“The times they are a changin’” so sings Bob Dylan. Normally, most people believe change is good, but in my case I’m not so sure. Earlier this year, I not only turned 72, celebrated our 50th wedding anniversary, but also observed the 16th anniversary of the accident that left me with quadriplegia. These and other factors, I believe, are causing a very difficult change in me. I have alluded to it in a couple of my more recent blogs. I’m starting to feel limited as opposed to challenged.Today it’s raining, so I donned my poncho and sat outside as I have a number of times. In the past, the sound of the raindrops on the nylon transported me back to a rainy day in the Five Ponds Wilderness area when the weather forced me to hold up in my tent. Usually, I could actually feel the warmth and security that snuggling down in my sleeping bag produced. Today I could only think about it, not feel it.
Lately, I have become more aware of the limitations quadriplegia places on my life. In an effort to help I read over some of the articles and blogs I’ve written on attitude and not giving in and wonder, “What the hell is happening?” I’ve had times like this before, but always seemed to bounce out of it. Maybe that will happen again, but I don’t get that feeling. It seems I’m relegated to a life of dependency. Dependent on someone for a ride to go anywhere or dependent on a group of friends that’s necessary for me to participate in an activity. I don’t have much socialization with other individuals who are disabled. I have no ideas what others experience so I don’t know if this is normal or not. I become depressed and removed very easily when like this. It seems harder now to rise above these challenges than it did just a few years ago.
When I taught mental health in high school, I was amazed how students thought their problems were unique and had no idea the person sitting next to them were struggling with similar issues. Or how relieved they were when they realized the problems weren’t unique just to them. This blog is written expressly for that reason.

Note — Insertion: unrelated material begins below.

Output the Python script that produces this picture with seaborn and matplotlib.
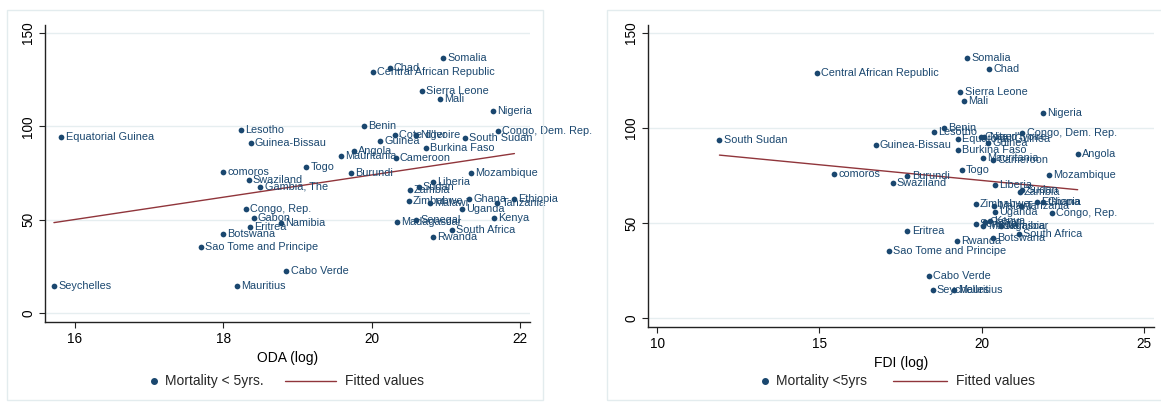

Several days have passed since I wrote the above. I’ve come to realize I have to face these changes head on. My doctor has, at my request, adjusted my meds and is putting me in touch with a counselor. Some of this is probably normal for anyone who is aging and has a major disability. Also, redefining my expectations, activities and goals to reflect my age and physical condition is another necessity. I must remember I have control of this situation. I’m starting to feel better already!